Speaking after another defeat although less hefty than last week, Scotland coach Andy Robinson was his usual self, not giving much away but hinting at a well of deep frustration lurking just below the surface.
“We’re pretty disappointed with what has occurred today. What happened in that first 50 minutes was hugely frustrating. We went into the game with a plan but obviously that plan didn’t work.”
Captain Kelly Brown agreed, stating that “the energy was a bit down” in the opening minutes. Losing the talismanic Richie Gray quite early on probably did not help. But with runners the size of Louw and Etzebeth running at you injuries were a real possibility for even the biggest men.
“Last week we were facing speed, this week we were facing physicality,” said Robinson. Hinting at an awareness of Scotland’s deficiency in the size stakes, he went on: “they are the toughest team for us to play.”
He said South Africa were a step up in physicality from last week, but also that Scottish players running in singles without what the Aussies might refer to as an offsider allowed all the big hits that made the crowd gasp and wince, but also regularly turned over or slowed down ball to the opposition.
He felt the key was the first half when Scotland “gave simple penalties away. You give away those penalties and you are under pressure.”
It wasn’t all doom and gloom as there was now a confidence we can keep hold of the ball: “We showed we can compete with the top sides, but if we don’t do it for 80 minutes they will score points against you.”
For Springbok coach Heineke Meyer it was a similar complaint for his own team: two many penalties and not an 80 minute performance: “I was very happy with first half. I thought we were in control.”
Robinson felt Pyrgos brought “real energy to the game”, while Meyer credited the Pyrgos try with the momentum shift on 50 minutes.
“Credit to the way Scotland played, they really came at us in the second half… it was great defence that kept them out.”
“They really play positive and play to their strengths, which is a good rucking game.”
He was also full of praise for the leadership of captain Jean De Villiers, who elaborated that “the attitude you show in defence is the attitude you show towards your team.”
“A lot was made of Scotland scoring 3 tries against New Zealand, the best team in the world, and [apart from the set piece try] we managed to keep them out.”

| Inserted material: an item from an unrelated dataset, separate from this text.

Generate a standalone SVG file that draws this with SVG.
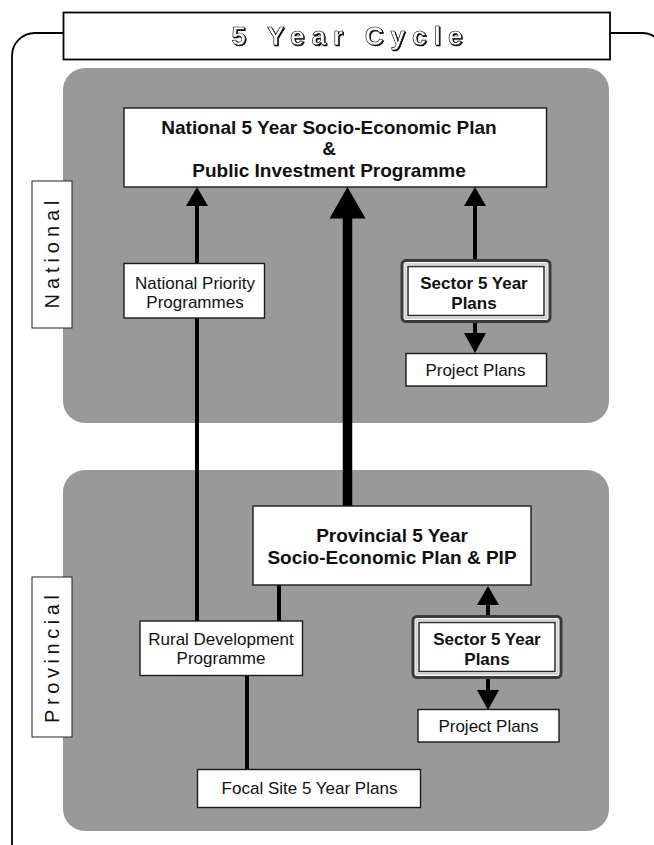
<svg xmlns="http://www.w3.org/2000/svg" width="654" height="845" viewBox="0 0 654 845">
  <style>
    .panel { fill: #999999; }
    .box { fill: #ffffff; stroke: #1a1a1a; stroke-width: 1.4; }
    .label { fill: #ffffff; stroke: #222222; stroke-width: 1; }
    .frame { fill: none; stroke: #000000; stroke-width: 1.8; }
    .t { font-family: "Liberation Sans", Arial, sans-serif; fill: #111111; text-anchor: middle; }
    .reg { font-size: 17px; }
    .bold { font-size: 19px; font-weight: bold; }
    .sb { font-size: 17px; font-weight: bold; }
    .side { font-size: 20px; }
    .line { stroke: #000000; stroke-width: 4; fill: none; }
    .thick { stroke: #000000; stroke-width: 9.5; fill: none; }
    .head { fill: #000000; }
    .outer { fill: #ffffff; stroke: #3a3a3a; stroke-width: 3; }
    .mid { fill: none; stroke: #d0d0d0; stroke-width: 2; }
    .inner { fill: #ffffff; stroke: #2a2a2a; stroke-width: 1.5; }
    .title { font-family: "Liberation Sans", Arial, sans-serif; font-size: 26px; font-weight: bold; text-anchor: middle; fill: #ffffff; stroke: #000000; stroke-width: 0.6; filter: url(#drop); }
  </style>
  <defs>
    <!-- small dark drop shadow behind the outlined title letters -->
    <filter id="drop" x="-10%" y="-30%" width="130%" height="160%">
      <feOffset in="SourceAlpha" dx="1.2" dy="1.2" result="off"/>
      <feMerge>
        <feMergeNode in="off"/>
        <feMergeNode in="SourceGraphic"/>
      </feMerge>
    </filter>
  </defs>

  <!-- outer cycle frame -->
  <rect class="frame" x="12" y="33" width="653" height="840" rx="23"/>

  <!-- level panels -->
  <rect class="panel" x="63" y="68" width="546" height="355" rx="22"/>
  <rect class="panel" x="63" y="470" width="546" height="361" rx="22"/>

  <!-- title -->
  <g id="title">
    <rect x="63.5" y="12.5" width="546.5" height="47" fill="#ffffff" stroke="#000000" stroke-width="1.8"/>
    <text class="title" x="347" y="45" textLength="231" lengthAdjust="spacing">5 Year Cycle</text>
  </g>

  <!-- connectors -->
  <g id="connectors">
    <line class="line" x1="197" y1="621" x2="197" y2="204"/>
    <polygon class="head" points="197,187 186,206 208,206"/>
    <line class="thick" x1="347.5" y1="506" x2="347.5" y2="214"/>
    <polygon class="head" points="347.5,187 329.5,218.5 365.5,218.5"/>
    <line class="line" x1="475" y1="260" x2="475" y2="204"/>
    <polygon class="head" points="475,187 464,206 486,206"/>
    <line class="line" x1="475" y1="322" x2="475" y2="335"/>
    <polygon class="head" points="475,353 464,333 486,333"/>
    <line class="line" x1="279" y1="585" x2="279" y2="621"/>
    <line class="line" x1="247" y1="676" x2="247" y2="770"/>
    <line class="line" x1="488" y1="616" x2="488" y2="602"/>
    <polygon class="head" points="488,586 477,605 499,605"/>
    <line class="line" x1="488" y1="678" x2="488" y2="692"/>
    <polygon class="head" points="488,710 477,690 499,690"/>
  </g>

  <!-- level labels -->
  <g id="label-national">
    <rect class="label" x="32" y="181" width="40" height="147"/>
    <text class="t side" transform="translate(52,254.5) rotate(-90)" x="0" y="7" textLength="108" lengthAdjust="spacing">National</text>
  </g>
  <g id="label-provincial">
    <rect class="label" x="32" y="577" width="40" height="160"/>
    <text class="t side" transform="translate(52,659) rotate(-90)" x="0" y="7" textLength="128" lengthAdjust="spacing">Provincial</text>
  </g>

  <!-- national level -->
  <g id="national-plan">
    <rect class="box" x="124" y="108" width="422.5" height="79"/>
    <text class="t bold" x="329" y="134">National 5 Year Socio-Economic Plan</text>
    <text class="t bold" x="329" y="155">&amp;</text>
    <text class="t bold" x="329" y="177">Public Investment Programme</text>
  </g>
  <g id="national-priority">
    <rect class="box" x="124" y="263.5" width="140.5" height="54.5"/>
    <text class="t reg" x="195" y="289">National Priority</text>
    <text class="t reg" x="195" y="308">Programmes</text>
  </g>
  <g id="national-sector">
    <rect class="outer" x="402" y="260.5" width="148" height="61" rx="4"/>
    <rect class="mid" x="405.5" y="264" width="141" height="54"/>
    <rect class="inner" x="408" y="266.5" width="136" height="49"/>
    <text class="t sb" x="474" y="288.5">Sector 5 Year</text>
    <text class="t sb" x="474" y="308.5">Plans</text>
  </g>
  <g id="national-projects">
    <rect class="box" x="406" y="353.5" width="140.5" height="32.5"/>
    <text class="t reg" x="475.5" y="375.5">Project Plans</text>
  </g>

  <!-- provincial level -->
  <g id="provincial-plan">
    <rect class="box" x="253" y="506" width="278" height="79"/>
    <text class="t bold" x="392" y="542">Provincial 5 Year</text>
    <text class="t bold" x="392" y="563.5">Socio-Economic Plan &amp; PIP</text>
  </g>
  <g id="rural-development">
    <rect class="box" x="140" y="621" width="162.5" height="54.5"/>
    <text class="t reg" x="221" y="645">Rural Development</text>
    <text class="t reg" x="221" y="663.5">Programme</text>
  </g>
  <g id="provincial-sector">
    <rect class="outer" x="413" y="616.5" width="148" height="61" rx="4"/>
    <rect class="mid" x="416.5" y="620" width="141" height="54"/>
    <rect class="inner" x="419" y="622.5" width="136" height="49"/>
    <text class="t sb" x="487" y="644.5">Sector 5 Year</text>
    <text class="t sb" x="487" y="664.5">Plans</text>
  </g>
  <g id="provincial-projects">
    <rect class="box" x="418" y="709.5" width="141" height="32.5"/>
    <text class="t reg" x="488.5" y="731.5">Project Plans</text>
  </g>
  <g id="focal-site">
    <rect class="box" x="197.5" y="769.5" width="223" height="38"/>
    <text class="t reg" x="309.5" y="793.5">Focal Site 5 Year Plans</text>
  </g>
</svg>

Meyer agreed: “at the end of the day I will always take an ugly win.”
Following Samoa’s defeat of Wales – and all but guaranteed a spot in the third-ranked seeds – Scotland are now in a “very difficult position” said Robinson. But he’s ready to face whatever draw is thrown at Scotland come December.
“You look at what group you have and go with that.”
The last word should probably go to captain Kelly Brown: “You can either lie down and die or stand up and fight. I want a team that will stand up and fight.”